But, unapologetically, and with no real reference to wider culture, here are a couple my favourite reads and listens recently - if for no other reason that to give myself something to come back and laugh at in ten years.
- The Cloud Atlas, David Mitchell - admirable for its structure (six nested novella length stories , each in a different literary style, each set in different eras form the 19th Century through to a bleak, post apocalyptic far future by way of a detective novella, a farce, a disjointed set of letters from a venal composer between the wars and an Orwellian dystopia), its readability (you can't put it down - seriously!), and the elegant and beautiful way it brings all six narratives together in an exploration of the human capacity to transform ourselves and our world for good and ill, and the journey of one soul through time. A sort of bildungsroman for the 21st Century. It is also a brave literary author who ventures in to Science Fiction - and pulls it off (the two SF stories have echoes respectively of Huxley's "Brave New World" and Le Guin's "Always Coming Home", along with several very Atwood-esque unreliable narrators).

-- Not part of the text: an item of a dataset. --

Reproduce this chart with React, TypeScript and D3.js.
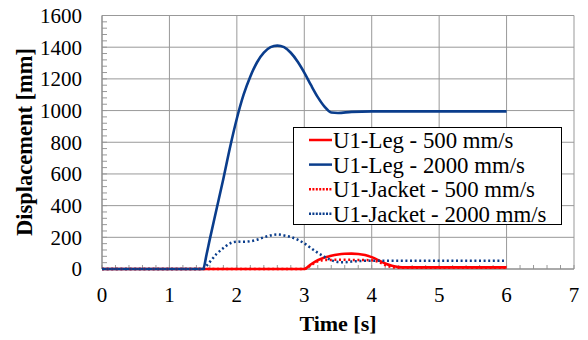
import React from 'react'
import * as d3 from 'd3'

// time [s] / displacement [mm]
const legT = [0, 1.5, 1.55, 1.6, 1.7, 1.8, 1.9, 2.0, 2.1, 2.2, 2.3, 2.4, 2.5, 2.6, 2.7, 2.8, 2.9, 3.0, 3.1, 3.2, 3.3, 3.4, 3.5, 3.7, 4.0, 5.0, 6.0]
const leg2000 = [0, 0, 90, 190, 380, 570, 770, 950, 1100, 1215, 1305, 1365, 1400, 1410, 1400, 1365, 1310, 1240, 1160, 1085, 1025, 988, 985, 992, 995, 995, 995]

const leg500T = [0, 3.0, 3.1, 3.2, 3.3, 3.4, 3.5, 3.6, 3.7, 3.8, 3.9, 4.0, 4.1, 4.2, 4.3, 4.4, 4.5, 5.0, 6.0]
const leg500 = [0, 0, 30, 55, 72, 84, 92, 96, 97, 95, 88, 75, 55, 35, 20, 12, 10, 10, 10]

const jack500T = [0, 3.0, 3.1, 3.2, 3.3, 3.5, 3.8, 4.0, 4.1, 4.2, 4.3, 4.4, 5.0, 6.0]
const jack500 = [0, 0, 25, 48, 56, 58, 57, 55, 45, 25, 12, 8, 8, 8]

const jack2000T = [0, 1.5, 1.55, 1.6, 1.7, 1.8, 1.9, 2.0, 2.1, 2.2, 2.3, 2.4, 2.5, 2.6, 2.7, 2.8, 2.9, 3.0, 3.1, 3.2, 3.3, 3.4, 3.5, 3.6, 3.7, 3.8, 4.0, 5.0, 6.0]
const jack2000 = [0, 0, 20, 45, 95, 132, 162, 173, 172, 175, 185, 200, 212, 218, 212, 202, 185, 162, 132, 102, 77, 56, 44, 43, 47, 50, 52, 52, 52]

const xTicks = [0, 1, 2, 3, 4, 5, 6, 7]
const yTicks = [0, 200, 400, 600, 800, 1000, 1200, 1400, 1600]

const seriesNames = ['U1-Leg - 500 mm/s', 'U1-Leg - 2000 mm/s', 'U1-Jacket - 500 mm/s', 'U1-Jacket - 2000 mm/s']

const RED = '#ff0000'
const NAVY = '#0a3d8c'
const font = '"Liberation Serif", "Times New Roman", serif'

const width = 588, height = 340
const left = 102, right = 574, top = 15.5, bottom = 269

const App = () => {
  const x = d3.scaleLinear().domain([0, 7]).range([left, right])
  const y = d3.scaleLinear().domain([0, 1600]).range([bottom, top])

  const line = d3.line<[number, number]>()
    .x(d => x(d[0]))
    .y(d => y(d[1]))
    .curve(d3.curveMonotoneX)

  const zip = (t: number[], v: number[]) => t.map((d, i) => [d, v[i]] as [number, number])

  const series = [
    { name: seriesNames[0], pts: zip(leg500T, leg500), color: RED, dash: null },
    { name: seriesNames[1], pts: zip(legT, leg2000), color: NAVY, dash: null },
    { name: seriesNames[2], pts: zip(jack500T, jack500), color: RED, dash: '2 2.6' },
    { name: seriesNames[3], pts: zip(jack2000T, jack2000), color: NAVY, dash: '2 2.6' }
  ]

  // minor ticks
  const xMinor = d3.range(0, 7.001, 0.2)
  const yMinor = d3.range(0, 1600.1, 40)

  return (
    <svg width={width} height={height} style={{ position: 'absolute', left: 0, top: 0, background: '#fff' }}>
      {/* grid */}
      {xTicks.map(d => (
        <line key={'gx' + d} x1={x(d)} x2={x(d)} y1={y(1600)} y2={y(0)} stroke='#999' strokeWidth={1} />
      ))}
      {yTicks.map(d => (
        <line key={'gy' + d} x1={x(0)} x2={x(7)} y1={y(d)} y2={y(d)} stroke='#999' strokeWidth={1} />
      ))}
      {xMinor.map((d, i) => (
        <line key={'mx' + i} x1={x(d)} x2={x(d)} y1={y(0)} y2={y(0) - 4} stroke='#999' />
      ))}
      {yMinor.map((d, i) => (
        <line key={'my' + i} x1={x(0)} x2={x(0) + 5} y1={y(d)} y2={y(d)} stroke='#999' />
      ))}
      <line x1={x(0)} x2={x(0)} y1={y(1600)} y2={y(0)} stroke='#888' />
      <line x1={x(0)} x2={x(7)} y1={y(0)} y2={y(0)} stroke='#888' />

      {/* series */}
      {series.map(s => (
        <path key={s.name} d={line(s.pts) || ''} fill='none' stroke={s.color}
          strokeWidth={s.dash ? 2.5 : 2.6} strokeDasharray={s.dash || undefined} />
      ))}

      {/* tick labels */}
      {xTicks.map(d => (
        <text key={'tx' + d} x={x(d)} y={302} textAnchor='middle' fontFamily={font} fontSize={21}>{d}</text>
      ))}
      {yTicks.map(d => (
        <text key={'ty' + d} x={82} y={y(d)} dy='0.35em' textAnchor='end' fontFamily={font} fontSize={21}>{d}</text>
      ))}

      {/* axis titles */}
      <text x={338} y={331} textAnchor='middle' fontFamily={font} fontSize={22} fontWeight='bold'>Time [s]</text>
      <text transform='translate(32,142) rotate(-90)' textAnchor='middle' fontFamily={font} fontSize={22.5} fontWeight='bold'>Displacement [mm]</text>

      {/* legend */}
      <rect x={293.5} y={127.5} width={268} height={97} fill='#fff' stroke='#000' strokeWidth={1} />
      {series.map((s, i) => {
        const cy = 140 + i * 24.6
        return (
          <g key={'lg' + i}>
            <line x1={309} x2={332} y1={cy} y2={cy} stroke={s.color} strokeWidth={2.5} strokeDasharray={s.dash ? '2 1.4' : undefined} />
            <text x={333} y={cy} dy='0.35em' fontFamily={font} fontSize={22.8}>{s.name}</text>
          </g>
        )
      })}
    </svg>
  )
}

export default App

Above all, it is about how humans can really foul up the world - and how we have the potential to put it right again.
- In Rainbows - Radiohead. Well, just when I though their avant had disappeared up it's garde and the bleeding edge had exsanguinated itself, Radiohead come out with something immensely listenable, but still way out there (at least in terms of commercial pop and rock). It is also dark and ironic.
One of the great iconic moments of "The Royle Family" is the two leads singing to "Baby David" Radiohead's "No Alarms & No Surprises" as a lullaby. This was Caroline Aherne making an ironic statement about how little most people really listen to music - the song has a beautiful, almost childlike melody, whose lyrics are about suicide(hardly fitting stuff for a lullaby).
This juxtaposition of lyric and melody is a bit of Radiohead trademark ("Fake Plastic Flowers", "High & Dry", etc.). In this album we have one such moment at least in "House of Cards", a beautifully transcendent piece of music that should be a tender and passionate love song, but turns out to be about wife swapping and lust. "You are All I Need" compares the singer to "an animal trapped in your hot car" - a dark reflection on co-dependency. There are glimmers of hope, but you do get the feeling that Tom Yorke feels humans are a bit of a mess, and not very nice - there is no redemption here. He has a point, but it could do with some leavening with hope and a bit less post-modern irony - but maybe you need faith to do that, and that does seem to be the biggest absence.
But it's really the music that grabs you - energetic and almost hypnotic - with some almost unbearable melodic tensions stretched out to the limit before being gloriously resolved. It is quite the most beautiful thing they have done since OK Computer, and one of the very best albums of the last year.